Le propos a en fait dérivé de l'œuvre d'art à l'art lui même. La première existe forcément à travers un support matériel tandis que le second pourrait être envisagé sans matière, sans matérialisation, sans objet fini -la danse meurt dans le même instant où elle naît, mais elle laisse une trace, une matière vivante en perpétuelle recomposition, une trace sensible. l'art se décline sous toutes formes mais dans nos propos, nous oublions peut être l'essentiel : nos sens ou notre sensibilité, ce par quoi l'art nous atteint, ce par quoi il nous est possible de parler d'art.........
Je persiste à pointer la difficulté de penser l'art hors de l'oeuvre qui, exprimant le caractère de permanence, ouvre la double perspective ontologique et politique. Si tu veux penser l'art à partir de la trace, alors de quoi l'art est-il la trace ? Je dirais la double trace de l'autosuffisance : trace de la signature et trace de l'autoaffection réactive.

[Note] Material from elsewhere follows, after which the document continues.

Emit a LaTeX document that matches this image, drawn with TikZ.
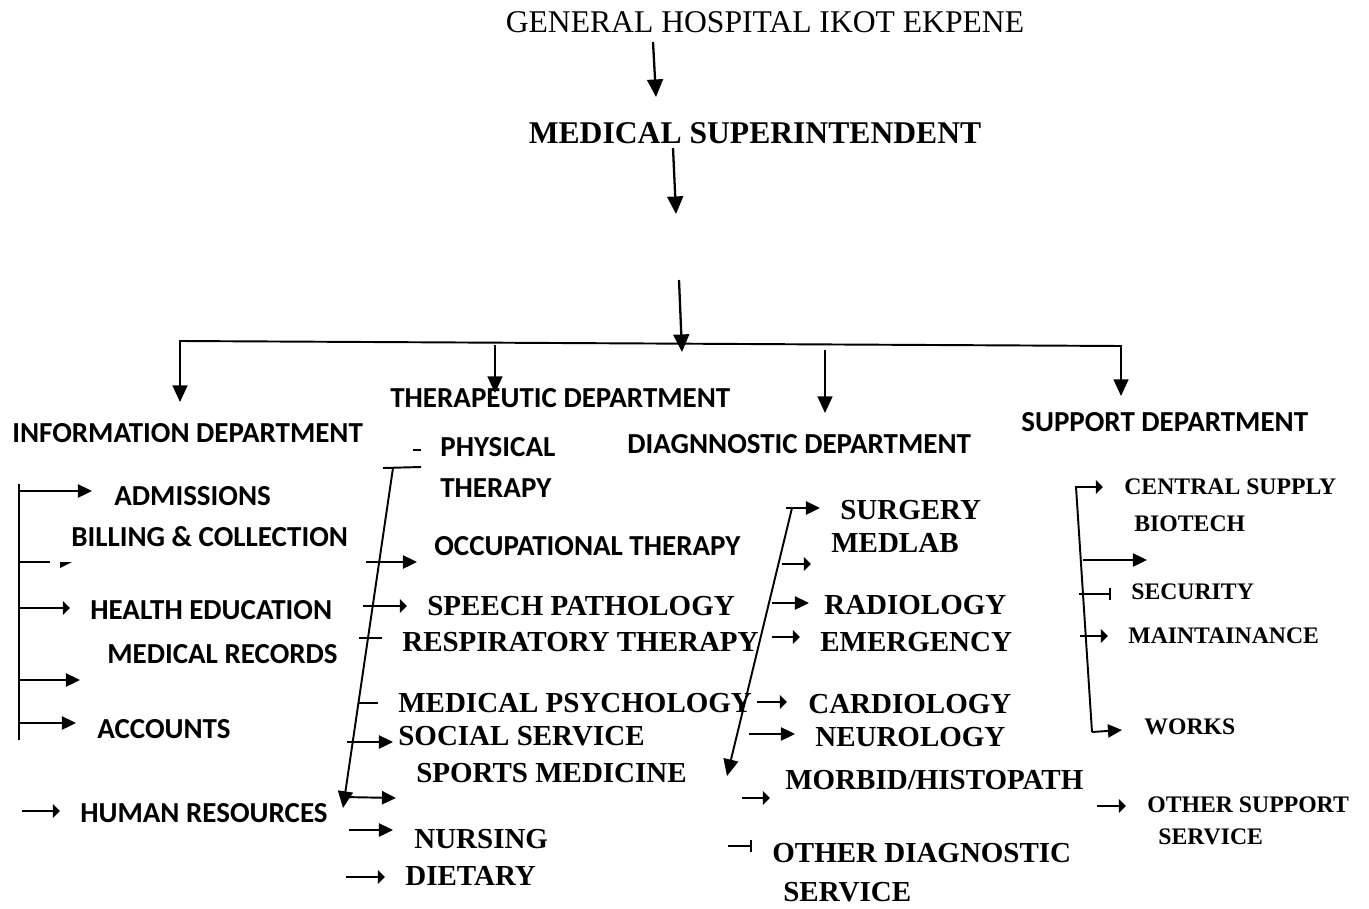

L'art se tient -en stance- splendide dans sa retenue, pour que l'oeuvre ouvre au visible ce qui n'est de prime abord et le plus souvent jamais perçu, quelque chose se refuse aux considérations, aux bavardages, à la prise du regard, comme le refus donne la beauté au visage (Char). L'art dans l'oeuvre impose le silence pour le bruissement des choses, lorsque la trace, elle, appelle au bavardage. Je dis donc que définir l'art par la trace c'est nul et j'affirme par contre l'idée de désoeuvrement dans l'art.